Es stand ihm. Auch diese längeren blonden Haare die ihm zum Teil in die Augen fielen, dazu diese strahlenden haselnussbraunen Augen. Man merkte dass er 18 war, wenn auch nicht im Kopf, denn er hatte ein markantes, kantiges Gesicht. Seine perfekten Zähne, die er ohne Scheu jedem zeigen konnte. Er war schlank und gut gebaut. Noch dazu war er groß, ich schätzte ihn um die 1,80 -1,83 m groß. Heute trug er ein gelbes, eng anliegendes T-Shirt mit einem Headphones-Aufdruck, dazu noch eine braune Bermudahose und unpassende Pantoffeln. Das Wetter war heute angenehmer wie in den letzten beiden Tagen.
Ich betrachtete ihn noch kurz und musste feststellen, dass er ein Ami war… ein verdammt gut aussehender Ami… ein absoluter Herzensbrecher…Ich fragte mich ob er nur mit mir sprach weil er hier sonst niemanden kannte oder ob ich als ein Durchschnittsmädel in seinem Interessenfeld lag.
In Gedanken versunken vergaß ich völlig seine Frage zu beantworten und trottete nach einem knappen „Tschüss“ nach Hause und ging rein.
Meine Mutter wollte die Cannaghans heute zum Essen einladen. Daher kochte sie und ich half ihr beim Tisch decken, was nicht so einfach war, da meine Mutter eine Symmetriekrankheit besaß. Nach mehrmaligem Geschimpfe seitens meiner Mutter, war der Tisch irgendwann ´perfekt´ gedeckt. Meine Mutter befahl mir danach mich hübsch anzuziehen. Es kam mir vor, als wäre Weihnachten. Hübscher Tisch, hübsch anzuziehen, Stress pur.

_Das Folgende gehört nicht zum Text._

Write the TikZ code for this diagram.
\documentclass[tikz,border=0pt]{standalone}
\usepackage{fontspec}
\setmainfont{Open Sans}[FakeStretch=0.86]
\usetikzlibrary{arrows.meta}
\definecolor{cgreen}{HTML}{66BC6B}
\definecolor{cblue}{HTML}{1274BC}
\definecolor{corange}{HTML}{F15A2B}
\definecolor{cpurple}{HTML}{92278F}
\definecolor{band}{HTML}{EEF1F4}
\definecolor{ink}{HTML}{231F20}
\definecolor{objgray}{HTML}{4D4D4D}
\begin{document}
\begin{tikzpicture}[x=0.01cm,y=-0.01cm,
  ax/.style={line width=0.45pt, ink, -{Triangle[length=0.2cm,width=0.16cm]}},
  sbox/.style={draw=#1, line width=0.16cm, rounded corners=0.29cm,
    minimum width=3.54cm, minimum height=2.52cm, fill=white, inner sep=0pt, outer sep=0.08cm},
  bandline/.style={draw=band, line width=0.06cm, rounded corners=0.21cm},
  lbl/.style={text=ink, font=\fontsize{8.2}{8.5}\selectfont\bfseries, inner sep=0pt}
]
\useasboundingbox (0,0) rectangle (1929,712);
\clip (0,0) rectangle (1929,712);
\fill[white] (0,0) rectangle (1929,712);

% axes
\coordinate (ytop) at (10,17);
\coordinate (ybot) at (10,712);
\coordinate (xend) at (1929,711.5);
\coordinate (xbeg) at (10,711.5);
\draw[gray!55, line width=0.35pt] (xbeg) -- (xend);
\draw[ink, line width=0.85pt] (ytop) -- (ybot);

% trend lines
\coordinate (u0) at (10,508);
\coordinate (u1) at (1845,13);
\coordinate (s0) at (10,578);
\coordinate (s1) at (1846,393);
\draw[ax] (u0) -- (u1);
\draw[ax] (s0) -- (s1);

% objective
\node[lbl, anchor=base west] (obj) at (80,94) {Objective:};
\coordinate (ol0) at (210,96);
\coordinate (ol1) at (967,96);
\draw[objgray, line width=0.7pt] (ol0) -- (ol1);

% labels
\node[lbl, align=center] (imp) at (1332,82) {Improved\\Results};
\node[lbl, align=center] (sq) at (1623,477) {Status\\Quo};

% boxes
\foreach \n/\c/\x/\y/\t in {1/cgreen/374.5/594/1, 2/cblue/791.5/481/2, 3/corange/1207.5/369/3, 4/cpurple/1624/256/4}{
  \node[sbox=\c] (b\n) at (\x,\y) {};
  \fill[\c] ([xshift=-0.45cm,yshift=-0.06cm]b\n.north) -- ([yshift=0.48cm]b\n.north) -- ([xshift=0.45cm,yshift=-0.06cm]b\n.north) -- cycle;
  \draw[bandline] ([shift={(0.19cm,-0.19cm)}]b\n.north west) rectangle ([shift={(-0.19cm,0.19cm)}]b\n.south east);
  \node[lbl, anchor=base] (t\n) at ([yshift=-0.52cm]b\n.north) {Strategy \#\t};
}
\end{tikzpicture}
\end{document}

Ich hatte das Gefühl, dass meine Mutter diesen ganzen Stress nicht einfach so unternehmen würde. Ich glaube sie stand auf Cyldes Vater. Sie benahm sich so seltsam in seiner Nähe.
Jedoch verwarf ich diesen Gedanken wieder schnell und ging auf mein Zimmer.
Hübsch anziehen?
Meine blaue Röhrenjeans, mit meiner blauen enganliegenden kurzärmeligen Bluse. Obwohl das Wetter heute recht angenehm war ist es jetzt zur Abendstunde doch recht kalt. Daher zog ich mir noch meine weiße Strickjacke drüber. Ein bisschen Make-up, Mascara, die Nägel erneut lackieren… Meine Haare wollte ich aber weiterhin verbunden halten, doch meine Mutter mischte sich erneut ein und forderte mich auf etwas Gescheites daraus zu machen. Aber daraus war nichts zu machen. Dafür müsste ich jetzt in die Dusche und wenn ich ehrlich war hatte ich keine Lust mich allzu sehr aufzubrezeln. Außerdem war die Zeit zu knapp.
Um sechs Uhr klingelte es auch schon pünktlich an der Türe. Ich ging hin um sie auf zu öffnen.